No, a wracając do wypadu to Authorak zadowolony bo troszkę pagórków zaznał. Sporo się nazbierało, bo aż półtorej tony rzeczywistego upa. Jak dla mnie bomba, można było się poczuć jak w górach. Szkoda tylko, że u nas takich góra dół nie ma :/
ps. Andrzej teraz wiesz czemu tak szybko się zgodziłem na twoją propozycję trasy. Bo profil znałem i wiedziałem skąd podjazdy wyrosną!
A miał być tylko Chudów z nudów, a była sobie jeszcze Hałda Skalny. Ogólnie fajnie się śmigało, lecz czegoś jakby do szczęścia brakowało ...
Niby kilka podjazdów się trafiło, ale daleko temu do zaspokojenia moich potrzeb.

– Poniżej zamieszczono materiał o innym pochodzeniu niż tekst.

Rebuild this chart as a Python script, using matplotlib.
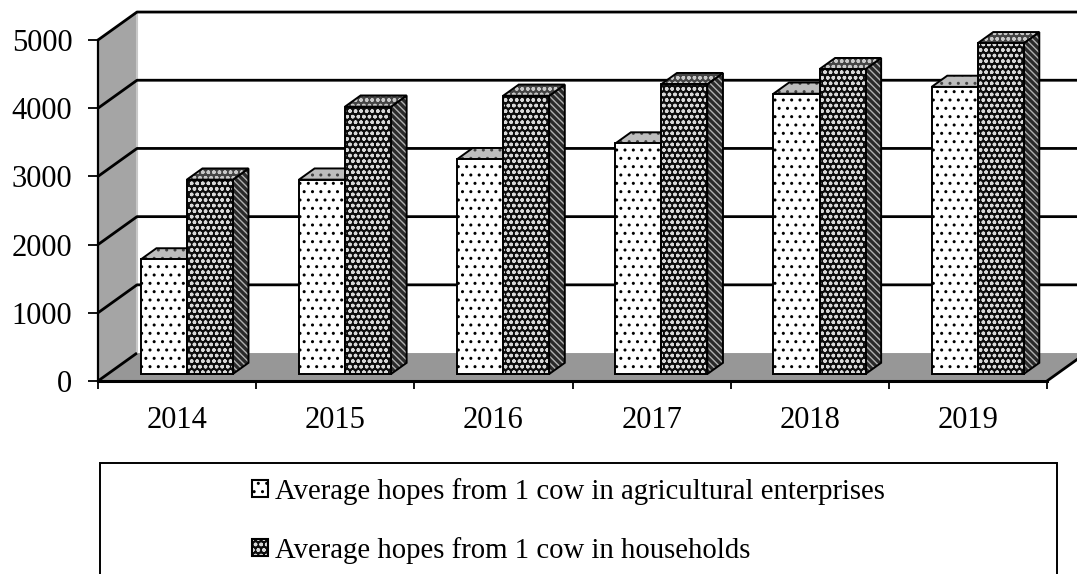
import matplotlib.pyplot as plt
from matplotlib.patches import Polygon, Rectangle, Patch
from matplotlib.legend_handler import HandlerTuple

years = ['2014', '2015', '2016', '2017', '2018', '2019']
agri = [1680, 2850, 3150, 3380, 4110, 4210]
house = [2850, 3920, 4080, 4250, 4470, 4850]
series_names = ['Average hopes from 1 cow in agricultural enterprises',
                'Average hopes from 1 cow in households']
yticks = [0, 1000, 2000, 3000, 4000, 5000]

plt.rcParams['font.family'] = ['Liberation Serif', 'DejaVu Serif']
plt.rcParams['hatch.linewidth'] = 1.0

W, H = 1077, 574
fig = plt.figure(figsize=(W / 100, H / 100), dpi=100)
ax = fig.add_axes([98 / W, 1 - 381 / H, 949 / W, 341 / H])
ax.set_xlim(0, len(years))
ax.set_ylim(0, 5000)
ax.patch.set_visible(False)

# offset of the back wall (depth = 1) in data units
DX, DY = 0.2466, 410


def at(x, y, d):
    return (x + DX * d, y + DY * d)


def face(pts, fc, hatch=None, hc='k', z=3):
    ax.add_patch(Polygon(pts, closed=True, facecolor=fc, edgecolor=hc, hatch=hatch,
                         lw=0, zorder=z, clip_on=False))
    ax.add_patch(Polygon(pts, closed=True, fill=False, edgecolor='k', lw=1.4,
                         zorder=z, clip_on=False, joinstyle='miter'))


n = len(years)
# side wall and floor
ax.add_patch(Polygon([at(0, 0, 0), at(0, 0, 1), at(0, 5000, 1), at(0, 5000, 0)],
                     facecolor='#a5a5a5', edgecolor='none', zorder=0, clip_on=False))
ax.add_patch(Polygon([at(0, 0, 0), at(n, 0, 0), at(n, 0, 1), at(0, 0, 1)],
                     facecolor='#979797', edgecolor='none', zorder=0, clip_on=False))
ax.plot([DX, DX], [DY, 5000 + DY], color='#c8c8c8', lw=1.5, zorder=1, clip_on=False)

# gridlines across the side wall and back wall
for v in yticks:
    xs = [0, DX, n + DX]
    ys = [v, v + DY, v + DY]
    if v == 0:
        xs, ys = xs[:2], ys[:2]
    ax.plot(xs, ys, color='k', lw=2, zorder=1, clip_on=False, solid_capstyle='butt')

# right edge of the floor
ax.plot([n, n + DX], [0, DY], color='k', lw=2, zorder=1, clip_on=False)

bw = 0.291
d0, d1 = 0.25, 0.65
dark_hatch = 'ooo'
styles = [
    dict(front=('white', '..', 'k'), top=('#bdbdbd', '..', '#444'), side=('#cfcfcf', '..', '#444')),
    dict(front=('#0d0d0d', dark_hatch, '#d8d8d8'), top=('#444444', dark_hatch, '#c8c8c8'),
         side=('#2a2a2a', '\\\\\\\\\\', '#b0b0b0')),
]

for i in range(n):
    for k, vals in enumerate([agri, house]):
        x0 = i + 0.5 - bw + k * bw
        v = vals[i]
        st = styles[k]
        face([at(x0 + bw, 0, d0), at(x0 + bw, 0, d1), at(x0 + bw, v, d1), at(x0 + bw, v, d0)],
             *st['side'], z=3 + i * 2 + k)
        face([at(x0, v, d0), at(x0 + bw, v, d0), at(x0 + bw, v, d1), at(x0, v, d1)],
             *st['top'], z=3 + i * 2 + k)
        face([at(x0, 0, d0), at(x0 + bw, 0, d0), at(x0 + bw, v, d0), at(x0, v, d0)],
             *st['front'], z=3 + i * 2 + k)

# axes
for s in ['top', 'right']:
    ax.spines[s].set_visible(False)
ax.spines['left'].set_linewidth(1.6)
ax.spines['bottom'].set_linewidth(2.2)
ax.spines['left'].set_zorder(30)
ax.spines['bottom'].set_zorder(30)
ax.set_yticks(yticks)
ax.tick_params(axis='y', length=7, width=1.3, pad=11.5, labelsize=22)
ax.set_xticks(range(n + 1))
ax.set_xticklabels([])
ax.set_xticks([i + 0.5 for i in range(n)], minor=True)
ax.set_xticklabels(years, minor=True)
ax.tick_params(axis='x', which='major', length=6, width=1.3)
ax.tick_params(axis='x', which='minor', length=0, pad=18, labelsize=22)

# legend box
fig.patches.append(Rectangle((100 / W, -0.05), 957 / W, 1 - 463 / H + 0.05,
                             transform=fig.transFigure, facecolor='white',
                             edgecolor='k', lw=1.4))
h1 = (Patch(facecolor='white', edgecolor='k', hatch='..', lw=0),
      Patch(fill=False, edgecolor='k', lw=1.5))
h2 = (Patch(facecolor='#0d0d0d', edgecolor='#d8d8d8', hatch=dark_hatch, lw=0),
      Patch(fill=False, edgecolor='k', lw=1.5))
fig.legend([h1, h2], series_names, loc='upper left',
           bbox_to_anchor=(252 / W, 1 - 478 / H), frameon=False, borderpad=0,
           borderaxespad=0, handlelength=0.55, handleheight=0.55, handletextpad=0.25,
           labelspacing=1.1, fontsize=20.7,
           handler_map={tuple: HandlerTuple(ndivide=1, pad=0)})

fig.savefig('out.png', dpi=100)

Chyba ponownie czas pomyśleć o jakiś górkach, chodź i tam powoli płaskawo się zaczyna robić! Dobrze, że w planach na ten rok jest objazd Karkonoszy, to przynajmniej tam sobie poszaleje troszkę :)
Taki tam myk po pracy na Racibórz i powrót na tanim bilecie. Tak to można żyć! Pewnie gdybym miał dziś wolne to bym wracał przez Rudy Raciborskie i Kotlarnie do domku, a tak to musiałem się zadowolić marną osiemdziesiątką.